◆ Aim of the task
Retype word for word the first line of the listing and each line after it up to the line with "new_system = [0.63, 1.00, 1.00]", with the pictures taken out.

-------- Records for this task

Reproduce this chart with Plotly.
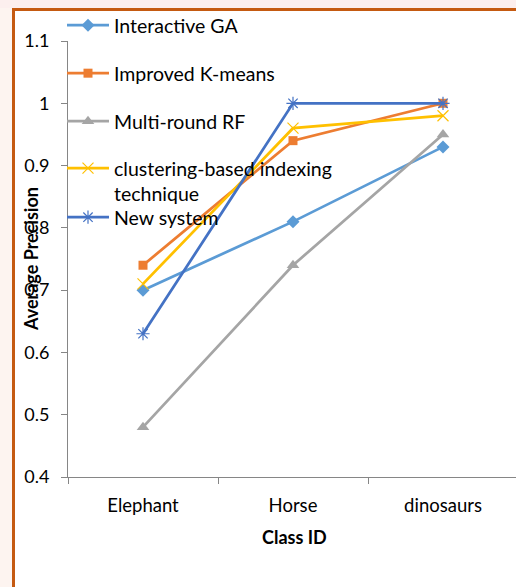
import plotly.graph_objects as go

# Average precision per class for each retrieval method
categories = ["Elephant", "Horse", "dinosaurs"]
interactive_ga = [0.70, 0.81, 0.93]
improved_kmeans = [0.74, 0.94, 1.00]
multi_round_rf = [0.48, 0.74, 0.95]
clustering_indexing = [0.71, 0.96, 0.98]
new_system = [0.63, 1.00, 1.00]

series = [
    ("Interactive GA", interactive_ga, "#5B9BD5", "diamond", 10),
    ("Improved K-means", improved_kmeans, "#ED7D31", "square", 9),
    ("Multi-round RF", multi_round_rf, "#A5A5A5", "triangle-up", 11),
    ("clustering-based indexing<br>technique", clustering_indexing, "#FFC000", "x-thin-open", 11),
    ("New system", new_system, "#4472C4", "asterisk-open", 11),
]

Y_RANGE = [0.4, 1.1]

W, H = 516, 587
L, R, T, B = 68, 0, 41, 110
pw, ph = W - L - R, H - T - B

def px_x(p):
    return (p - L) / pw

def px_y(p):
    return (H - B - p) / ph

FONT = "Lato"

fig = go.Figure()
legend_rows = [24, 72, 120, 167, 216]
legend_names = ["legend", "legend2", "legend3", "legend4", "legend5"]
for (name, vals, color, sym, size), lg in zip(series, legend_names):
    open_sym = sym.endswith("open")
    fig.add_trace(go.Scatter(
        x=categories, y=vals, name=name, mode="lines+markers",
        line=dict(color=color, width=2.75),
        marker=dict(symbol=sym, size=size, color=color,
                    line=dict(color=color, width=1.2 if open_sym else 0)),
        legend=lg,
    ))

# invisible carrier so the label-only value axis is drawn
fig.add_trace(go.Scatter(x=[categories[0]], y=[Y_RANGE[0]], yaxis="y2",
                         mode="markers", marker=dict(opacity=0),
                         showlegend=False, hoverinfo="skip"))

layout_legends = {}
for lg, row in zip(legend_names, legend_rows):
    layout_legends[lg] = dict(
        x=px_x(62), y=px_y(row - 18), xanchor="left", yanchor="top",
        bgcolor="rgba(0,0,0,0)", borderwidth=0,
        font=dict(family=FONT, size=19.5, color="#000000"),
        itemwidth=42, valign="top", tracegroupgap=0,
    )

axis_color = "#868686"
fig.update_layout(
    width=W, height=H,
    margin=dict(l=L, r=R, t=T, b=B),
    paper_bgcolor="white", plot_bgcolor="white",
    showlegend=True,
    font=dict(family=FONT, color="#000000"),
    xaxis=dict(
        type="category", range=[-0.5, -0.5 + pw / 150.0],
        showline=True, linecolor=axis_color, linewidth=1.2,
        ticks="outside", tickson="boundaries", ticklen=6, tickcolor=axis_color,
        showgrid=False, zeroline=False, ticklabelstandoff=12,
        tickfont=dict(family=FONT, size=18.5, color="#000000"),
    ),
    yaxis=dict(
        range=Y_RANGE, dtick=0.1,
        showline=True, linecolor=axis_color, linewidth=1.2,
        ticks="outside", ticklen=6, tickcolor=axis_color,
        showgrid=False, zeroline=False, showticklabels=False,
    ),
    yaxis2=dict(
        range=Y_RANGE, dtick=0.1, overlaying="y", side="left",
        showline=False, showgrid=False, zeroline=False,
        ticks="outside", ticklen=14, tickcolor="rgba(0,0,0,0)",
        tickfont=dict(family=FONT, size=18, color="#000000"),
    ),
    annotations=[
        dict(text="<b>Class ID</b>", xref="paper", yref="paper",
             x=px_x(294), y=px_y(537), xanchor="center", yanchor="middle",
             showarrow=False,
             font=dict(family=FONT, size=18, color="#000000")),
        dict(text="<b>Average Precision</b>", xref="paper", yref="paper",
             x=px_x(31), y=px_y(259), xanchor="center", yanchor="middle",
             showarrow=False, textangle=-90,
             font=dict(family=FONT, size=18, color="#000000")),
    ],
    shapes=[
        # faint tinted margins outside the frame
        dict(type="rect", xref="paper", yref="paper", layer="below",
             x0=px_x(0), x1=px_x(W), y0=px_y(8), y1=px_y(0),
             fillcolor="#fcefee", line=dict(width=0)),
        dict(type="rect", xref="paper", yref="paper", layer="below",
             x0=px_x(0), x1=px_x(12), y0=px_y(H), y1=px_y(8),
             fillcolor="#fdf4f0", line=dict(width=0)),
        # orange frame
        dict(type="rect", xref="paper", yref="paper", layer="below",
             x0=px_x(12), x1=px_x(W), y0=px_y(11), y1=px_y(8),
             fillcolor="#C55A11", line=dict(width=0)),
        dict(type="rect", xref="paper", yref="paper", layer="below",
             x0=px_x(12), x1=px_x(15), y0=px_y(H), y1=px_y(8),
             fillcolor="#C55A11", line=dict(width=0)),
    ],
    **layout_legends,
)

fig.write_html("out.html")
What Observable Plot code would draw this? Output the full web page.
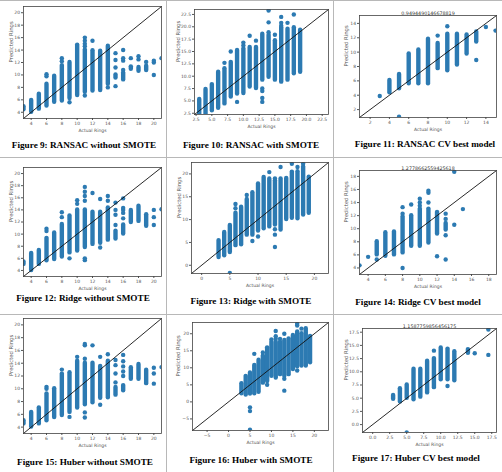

----------------

◆ Result for this task
Reproduce this chart with Plotly.
import plotly.graph_objects as go

# Average precision per class for each retrieval method
categories = ["Elephant", "Horse", "dinosaurs"]
interactive_ga = [0.70, 0.81, 0.93]
improved_kmeans = [0.74, 0.94, 1.00]
multi_round_rf = [0.48, 0.74, 0.95]
clustering_indexing = [0.71, 0.96, 0.98]
new_system = [0.63, 1.00, 1.00]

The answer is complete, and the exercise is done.